The next point after determining the nature of the disciplinary value ascribed to historical study, especially modern historical study, is the question of method. And as I have already said that it does not follow that the best method of studying History in one aspect is the best way of studying it in the other two, I will, for the sake of simplicity, go directly to our own idea of teaching in this place as exemplified in the Examination Statute. That statute was the result of a good deal of consideration and discussion between men of very different views and extent of experience, and I do not know that I should venture to. say that it is incapable of improvement; "but it has worked well, and any improvement that may be made in it must be made on the lines of its own plan, which seem to me complete. I take it, however, as a peg for more general remarks. The main feature of it is, as you are doubtless aware, the threefold division into, first, a continuous reading of our national History, second, an epochal treatment of a portion of general European History, and thirdly, the special study of some character or period in the original authorities. The plan thus aims at realising two of the ideas which I discussed the other day, although of course only by way of introduction to the larger fulfilment of the promise; it attempts in the continous reading of one subject to convey the lesson of continuity, and in the special subject to invite the student to see what original sources are like, and what is the pleasurable work of studying them.

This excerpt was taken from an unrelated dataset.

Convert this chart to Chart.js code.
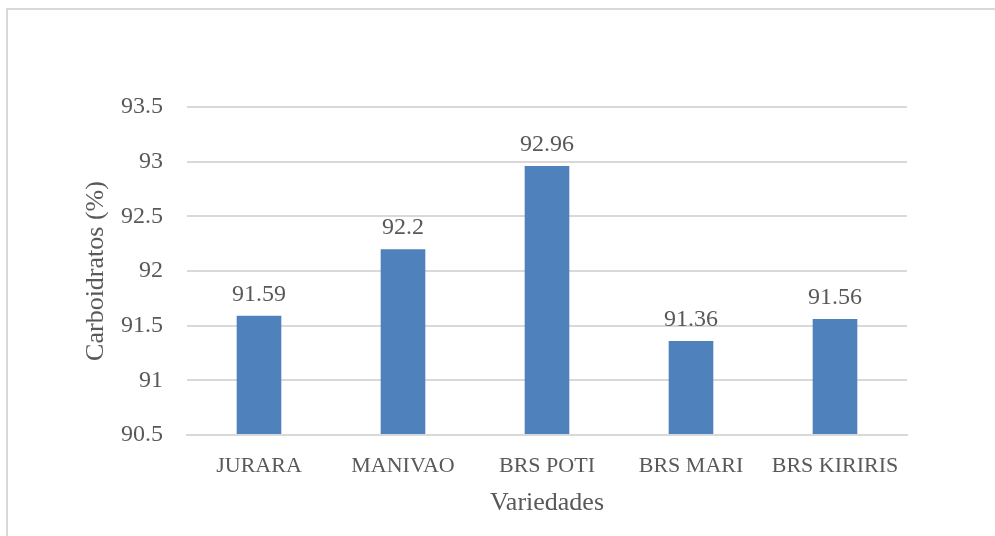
<!DOCTYPE html>
<html>
<head>
<meta charset="utf-8">
<script src="https://cdn.jsdelivr.net/npm/chart.js@4.4.1/dist/chart.umd.min.js"></script>
<style>
  html, body { margin: 0; padding: 0; background: #fff; overflow: hidden; }
  #frame { position: absolute; left: 6px; top: 8px; width: 1000px; height: 600px;
           border: 2px solid #d9d9d9; box-sizing: border-box; }
  #wrap { position: absolute; left: 0; top: 0; width: 995px; height: 536px; }
</style>
</head>
<body>
<div id="frame"></div>
<div id="wrap"><canvas id="myChart" width="995" height="536"></canvas></div>
<script>
// data
const variedades = ['JURARA', 'MANIVAO', 'BRS POTI', 'BRS MARI', 'BRS KIRIRIS'];
const carboidratos = [91.59, 92.2, 92.96, 91.36, 91.56];
const yMin = 90.5, yMax = 93.5, yStep = 0.5;

const fontFam = '"Liberation Serif", "Times New Roman", serif';
const textColor = '#595959';

// simple value labels above bars (no datalabels plugin available offline)
const barValues = {
  id: 'barValues',
  afterDatasetsDraw(chart) {
    const ctx = chart.ctx;
    const meta = chart.getDatasetMeta(0);
    ctx.save();
    ctx.font = '24px ' + fontFam;
    ctx.fillStyle = textColor;
    ctx.textAlign = 'center';
    ctx.textBaseline = 'bottom';
    meta.data.forEach((bar, i) => {
      ctx.fillText(String(carboidratos[i]), bar.x, bar.y - 9);
    });
    ctx.restore();
  }
};

const ctx = document.getElementById('myChart').getContext('2d');
new Chart(ctx, {
  type: 'bar',
  data: {
    labels: variedades,
    datasets: [{
      data: carboidratos,
      backgroundColor: '#4f81bd',
      borderWidth: 0,
      barPercentage: 0.62,
      categoryPercentage: 0.5,
      base: yMin
    }]
  },
  plugins: [barValues],
  options: {
    responsive: false,
    animation: false,
    layout: { padding: { left: 0, right: 88, top: 107, bottom: 0 } },
    plugins: { legend: { display: false }, tooltip: { enabled: false } },
    scales: {
      x: {
        grid: { display: false, drawTicks: false },
        border: { display: true, color: '#d9d9d9', width: 2 },
        ticks: { color: textColor, font: { family: fontFam, size: 22 }, padding: 18, maxRotation: 0 },
        title: { display: true, text: 'Variedades', color: textColor,
                 font: { family: fontFam, size: 26 }, padding: { bottom: 17 } },
        afterFit(scale) { scale.height = 101; }
      },
      y: {
        min: yMin, max: yMax,
        grid: { color: '#d9d9d9', lineWidth: 2, drawTicks: false },
        border: { display: false },
        ticks: { stepSize: yStep, color: textColor, font: { family: fontFam, size: 24 }, padding: 24,
                 callback: v => String(Math.round(v * 10) / 10) },
        title: { display: true, text: 'Carboidratos (%)', color: textColor,
                 font: { family: fontFam, size: 26 }, padding: { top: 81 } },
        afterFit(scale) { scale.width = 187; }
      }
    }
  }
});
</script>
</body>
</html>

Now I am not quite sure that our way of studying the special subject is exactly the best method of beginning work on original authorities, but it may very well be the best that we can incorporate in a plan of gaining, in a year and a half's reading, a mental training, or the beginning of a mental training that may serve a lifetime. I am not sure that it would not be more true to the idea, to require the student to read a single book and explore its mechanism and materials, rather than to set before him a character or institution and bid him look for illustration for it in a particular set of books; but it must be remembered that the immediate object of the reading is to meet the test of examination, and that it would be almost impossible to examine, on one set of questions, a set of men all of whom had been working from different points; for essay writing it might be invaluable training, but for collective examination it would be unreasonable. I will, then, content myself with remarking that the special subject in the class schools should be regarded only as a starting-point in independent research; a sort of first step in the study of original sources, which we hope may lead on to further and deeper investigation, but which, as it has to serve two pm-poses, can scarcely be likely to satisfy both; it is a specimen of minute study, and it is a specimen of original reading; but the object of the minute study is not the book, but the hero or the plot of it. It is, however, most encouraging to those who have the future of our History school at heart to know that the treatment of the special subject is always one of the best features of our examination; that in which the best side of the mind of each examinee is as a rule most distinctly shown. Regarded then as a study of a subject, rather than as a first step into the region of original authorities, this part of our work exemplifies one of two diametrically opposed methods of reading. And, whether there is or is not a science of History, and I believe that in the reasonable and intelligible sense of the word there is such a science, there is, I am sure, an art of writing History and an art of reading it; and the educational use of it is an exemplification of the art.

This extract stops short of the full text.